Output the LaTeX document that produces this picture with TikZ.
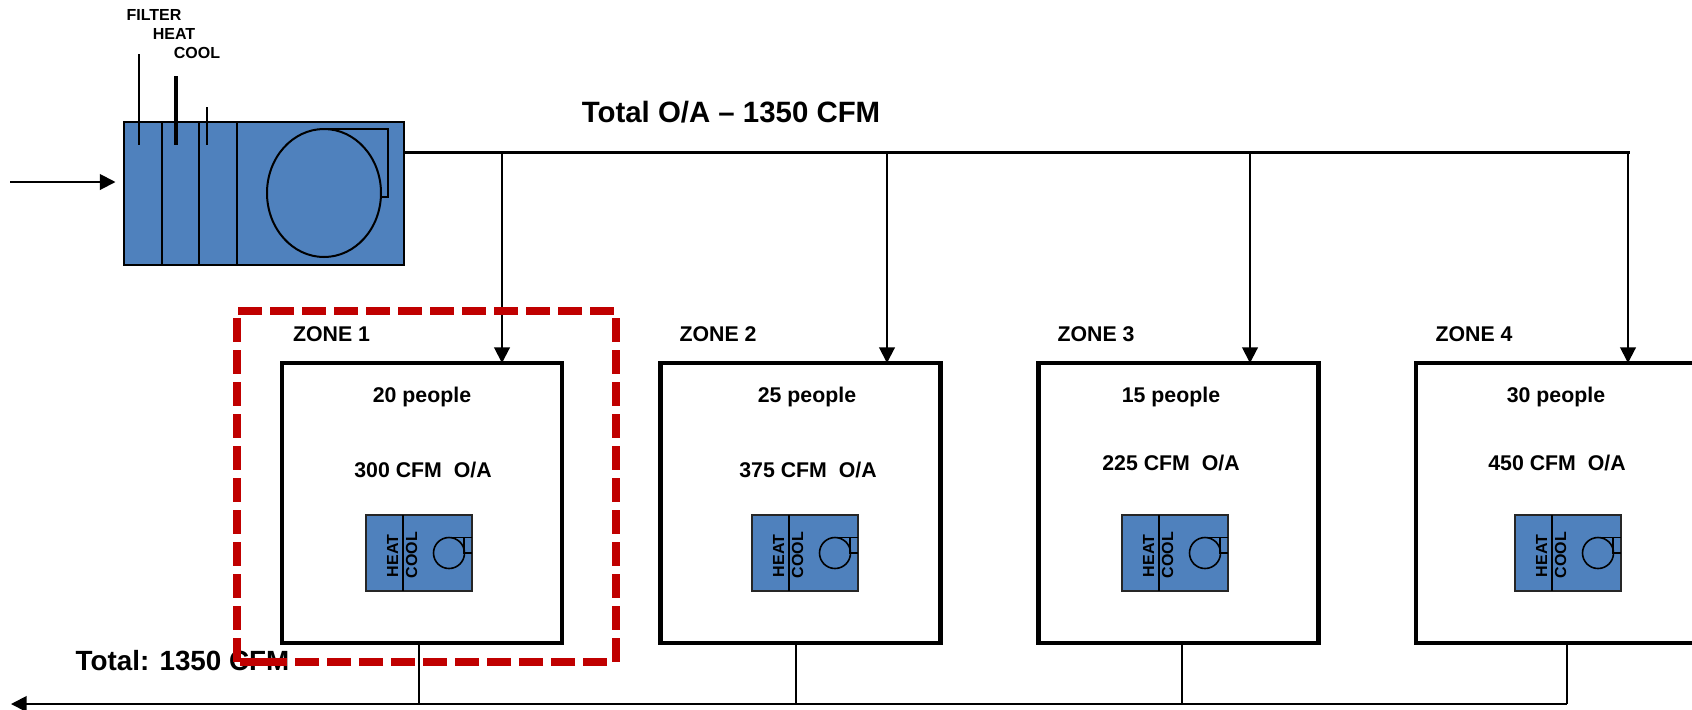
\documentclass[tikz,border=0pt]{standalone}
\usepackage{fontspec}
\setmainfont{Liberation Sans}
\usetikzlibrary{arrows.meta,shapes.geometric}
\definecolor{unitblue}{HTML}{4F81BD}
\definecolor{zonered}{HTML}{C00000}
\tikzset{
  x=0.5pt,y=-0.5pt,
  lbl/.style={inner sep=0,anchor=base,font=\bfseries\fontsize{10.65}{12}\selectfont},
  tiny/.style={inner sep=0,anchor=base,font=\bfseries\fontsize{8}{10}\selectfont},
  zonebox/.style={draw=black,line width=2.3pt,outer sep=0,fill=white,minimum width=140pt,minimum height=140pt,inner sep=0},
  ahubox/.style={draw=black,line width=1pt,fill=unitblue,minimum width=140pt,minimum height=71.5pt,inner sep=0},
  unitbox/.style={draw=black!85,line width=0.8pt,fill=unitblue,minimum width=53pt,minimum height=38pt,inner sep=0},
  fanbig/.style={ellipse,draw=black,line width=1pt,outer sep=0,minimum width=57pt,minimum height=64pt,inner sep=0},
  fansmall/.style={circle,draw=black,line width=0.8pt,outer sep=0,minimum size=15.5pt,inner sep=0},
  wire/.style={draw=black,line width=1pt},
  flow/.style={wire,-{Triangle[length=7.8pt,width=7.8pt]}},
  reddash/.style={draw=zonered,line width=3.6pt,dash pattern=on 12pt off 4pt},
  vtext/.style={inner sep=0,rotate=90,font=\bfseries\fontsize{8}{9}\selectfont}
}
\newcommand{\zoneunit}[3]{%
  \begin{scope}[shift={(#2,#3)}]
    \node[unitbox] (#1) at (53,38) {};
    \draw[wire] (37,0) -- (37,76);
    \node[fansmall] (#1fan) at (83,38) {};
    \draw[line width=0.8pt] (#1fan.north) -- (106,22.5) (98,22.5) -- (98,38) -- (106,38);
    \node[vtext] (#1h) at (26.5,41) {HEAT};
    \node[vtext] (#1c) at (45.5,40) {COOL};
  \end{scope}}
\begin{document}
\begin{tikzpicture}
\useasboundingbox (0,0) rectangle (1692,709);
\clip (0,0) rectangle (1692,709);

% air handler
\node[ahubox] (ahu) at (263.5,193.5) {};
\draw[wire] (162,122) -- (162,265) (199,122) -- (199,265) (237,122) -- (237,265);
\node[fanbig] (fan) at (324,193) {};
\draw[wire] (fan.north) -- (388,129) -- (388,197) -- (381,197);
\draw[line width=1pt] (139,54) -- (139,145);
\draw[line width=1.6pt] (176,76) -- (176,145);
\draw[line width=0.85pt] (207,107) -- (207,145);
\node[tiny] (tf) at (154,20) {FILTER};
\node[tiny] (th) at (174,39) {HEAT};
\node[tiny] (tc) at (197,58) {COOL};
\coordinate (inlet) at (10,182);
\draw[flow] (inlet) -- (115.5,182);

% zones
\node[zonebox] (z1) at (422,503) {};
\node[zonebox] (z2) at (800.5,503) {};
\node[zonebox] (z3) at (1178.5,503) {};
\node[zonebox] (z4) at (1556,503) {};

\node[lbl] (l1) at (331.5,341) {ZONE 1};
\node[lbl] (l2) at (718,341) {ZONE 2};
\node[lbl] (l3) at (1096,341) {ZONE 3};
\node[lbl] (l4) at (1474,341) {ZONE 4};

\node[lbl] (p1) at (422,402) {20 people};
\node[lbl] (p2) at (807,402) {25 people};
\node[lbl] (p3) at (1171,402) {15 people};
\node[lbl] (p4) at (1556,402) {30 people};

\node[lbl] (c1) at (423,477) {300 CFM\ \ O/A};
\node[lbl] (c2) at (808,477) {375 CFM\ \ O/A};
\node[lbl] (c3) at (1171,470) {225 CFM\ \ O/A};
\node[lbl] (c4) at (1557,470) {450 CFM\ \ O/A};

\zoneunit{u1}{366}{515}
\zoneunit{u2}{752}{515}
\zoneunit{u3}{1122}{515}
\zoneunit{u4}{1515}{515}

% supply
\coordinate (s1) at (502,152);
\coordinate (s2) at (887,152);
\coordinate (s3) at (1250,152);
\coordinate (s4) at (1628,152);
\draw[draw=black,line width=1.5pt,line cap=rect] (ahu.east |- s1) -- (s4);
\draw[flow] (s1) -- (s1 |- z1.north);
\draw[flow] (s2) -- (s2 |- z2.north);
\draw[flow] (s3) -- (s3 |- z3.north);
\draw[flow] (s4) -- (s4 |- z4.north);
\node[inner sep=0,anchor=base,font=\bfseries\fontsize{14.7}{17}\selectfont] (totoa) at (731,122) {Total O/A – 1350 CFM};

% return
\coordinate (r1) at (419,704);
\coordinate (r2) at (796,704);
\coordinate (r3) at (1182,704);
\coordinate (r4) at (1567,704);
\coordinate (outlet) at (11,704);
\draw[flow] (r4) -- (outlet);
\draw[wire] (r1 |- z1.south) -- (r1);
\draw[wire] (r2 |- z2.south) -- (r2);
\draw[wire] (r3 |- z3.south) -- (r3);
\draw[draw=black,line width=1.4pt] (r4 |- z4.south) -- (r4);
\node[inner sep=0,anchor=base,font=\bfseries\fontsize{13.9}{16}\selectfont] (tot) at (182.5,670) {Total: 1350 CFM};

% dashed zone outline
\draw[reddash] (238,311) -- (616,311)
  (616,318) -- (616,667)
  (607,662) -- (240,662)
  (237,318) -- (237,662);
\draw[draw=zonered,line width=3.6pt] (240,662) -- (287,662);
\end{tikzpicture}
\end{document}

_Brief:_
Reproduce the listing above exactly, excluding all pictures.

_Full output:_
Output the LaTeX document that produces this picture with TikZ.
\documentclass[tikz,border=0pt]{standalone}
\usepackage{fontspec}
\setmainfont{Liberation Sans}
\usetikzlibrary{arrows.meta,shapes.geometric}
\definecolor{unitblue}{HTML}{4F81BD}
\definecolor{zonered}{HTML}{C00000}
\tikzset{
  x=0.5pt,y=-0.5pt,
  lbl/.style={inner sep=0,anchor=base,font=\bfseries\fontsize{10.65}{12}\selectfont},
  tiny/.style={inner sep=0,anchor=base,font=\bfseries\fontsize{8}{10}\selectfont},
  zonebox/.style={draw=black,line width=2.3pt,outer sep=0,fill=white,minimum width=140pt,minimum height=140pt,inner sep=0},
  ahubox/.style={draw=black,line width=1pt,fill=unitblue,minimum width=140pt,minimum height=71.5pt,inner sep=0},
  unitbox/.style={draw=black!85,line width=0.8pt,fill=unitblue,minimum width=53pt,minimum height=38pt,inner sep=0},
  fanbig/.style={ellipse,draw=black,line width=1pt,outer sep=0,minimum width=57pt,minimum height=64pt,inner sep=0},
  fansmall/.style={circle,draw=black,line width=0.8pt,outer sep=0,minimum size=15.5pt,inner sep=0},
  wire/.style={draw=black,line width=1pt},
  flow/.style={wire,-{Triangle[length=7.8pt,width=7.8pt]}},
  reddash/.style={draw=zonered,line width=3.6pt,dash pattern=on 12pt off 4pt},
  vtext/.style={inner sep=0,rotate=90,font=\bfseries\fontsize{8}{9}\selectfont}
}
\newcommand{\zoneunit}[3]{%
  \begin{scope}[shift={(#2,#3)}]
    \node[unitbox] (#1) at (53,38) {};
    \draw[wire] (37,0) -- (37,76);
    \node[fansmall] (#1fan) at (83,38) {};
    \draw[line width=0.8pt] (#1fan.north) -- (106,22.5) (98,22.5) -- (98,38) -- (106,38);
    \node[vtext] (#1h) at (26.5,41) {HEAT};
    \node[vtext] (#1c) at (45.5,40) {COOL};
  \end{scope}}
\begin{document}
\begin{tikzpicture}
\useasboundingbox (0,0) rectangle (1692,709);
\clip (0,0) rectangle (1692,709);

% air handler
\node[ahubox] (ahu) at (263.5,193.5) {};
\draw[wire] (162,122) -- (162,265) (199,122) -- (199,265) (237,122) -- (237,265);
\node[fanbig] (fan) at (324,193) {};
\draw[wire] (fan.north) -- (388,129) -- (388,197) -- (381,197);
\draw[line width=1pt] (139,54) -- (139,145);
\draw[line width=1.6pt] (176,76) -- (176,145);
\draw[line width=0.85pt] (207,107) -- (207,145);
\node[tiny] (tf) at (154,20) {FILTER};
\node[tiny] (th) at (174,39) {HEAT};
\node[tiny] (tc) at (197,58) {COOL};
\coordinate (inlet) at (10,182);
\draw[flow] (inlet) -- (115.5,182);

% zones
\node[zonebox] (z1) at (422,503) {};
\node[zonebox] (z2) at (800.5,503) {};
\node[zonebox] (z3) at (1178.5,503) {};
\node[zonebox] (z4) at (1556,503) {};

\node[lbl] (l1) at (331.5,341) {ZONE 1};
\node[lbl] (l2) at (718,341) {ZONE 2};
\node[lbl] (l3) at (1096,341) {ZONE 3};
\node[lbl] (l4) at (1474,341) {ZONE 4};

\node[lbl] (p1) at (422,402) {20 people};
\node[lbl] (p2) at (807,402) {25 people};
\node[lbl] (p3) at (1171,402) {15 people};
\node[lbl] (p4) at (1556,402) {30 people};

\node[lbl] (c1) at (423,477) {300 CFM\ \ O/A};
\node[lbl] (c2) at (808,477) {375 CFM\ \ O/A};
\node[lbl] (c3) at (1171,470) {225 CFM\ \ O/A};
\node[lbl] (c4) at (1557,470) {450 CFM\ \ O/A};

\zoneunit{u1}{366}{515}
\zoneunit{u2}{752}{515}
\zoneunit{u3}{1122}{515}
\zoneunit{u4}{1515}{515}

% supply
\coordinate (s1) at (502,152);
\coordinate (s2) at (887,152);
\coordinate (s3) at (1250,152);
\coordinate (s4) at (1628,152);
\draw[draw=black,line width=1.5pt,line cap=rect] (ahu.east |- s1) -- (s4);
\draw[flow] (s1) -- (s1 |- z1.north);
\draw[flow] (s2) -- (s2 |- z2.north);
\draw[flow] (s3) -- (s3 |- z3.north);
\draw[flow] (s4) -- (s4 |- z4.north);
\node[inner sep=0,anchor=base,font=\bfseries\fontsize{14.7}{17}\selectfont] (totoa) at (731,122) {Total O/A – 1350 CFM};

% return
\coordinate (r1) at (419,704);
\coordinate (r2) at (796,704);
\coordinate (r3) at (1182,704);
\coordinate (r4) at (1567,704);
\coordinate (outlet) at (11,704);
\draw[flow] (r4) -- (outlet);
\draw[wire] (r1 |- z1.south) -- (r1);
\draw[wire] (r2 |- z2.south) -- (r2);
\draw[wire] (r3 |- z3.south) -- (r3);
\draw[draw=black,line width=1.4pt] (r4 |- z4.south) -- (r4);
\node[inner sep=0,anchor=base,font=\bfseries\fontsize{13.9}{16}\selectfont] (tot) at (182.5,670) {Total: 1350 CFM};

% dashed zone outline
\draw[reddash] (238,311) -- (616,311)
  (616,318) -- (616,667)
  (607,662) -- (240,662)
  (237,318) -- (237,662);
\draw[draw=zonered,line width=3.6pt] (240,662) -- (287,662);
\end{tikzpicture}
\end{document}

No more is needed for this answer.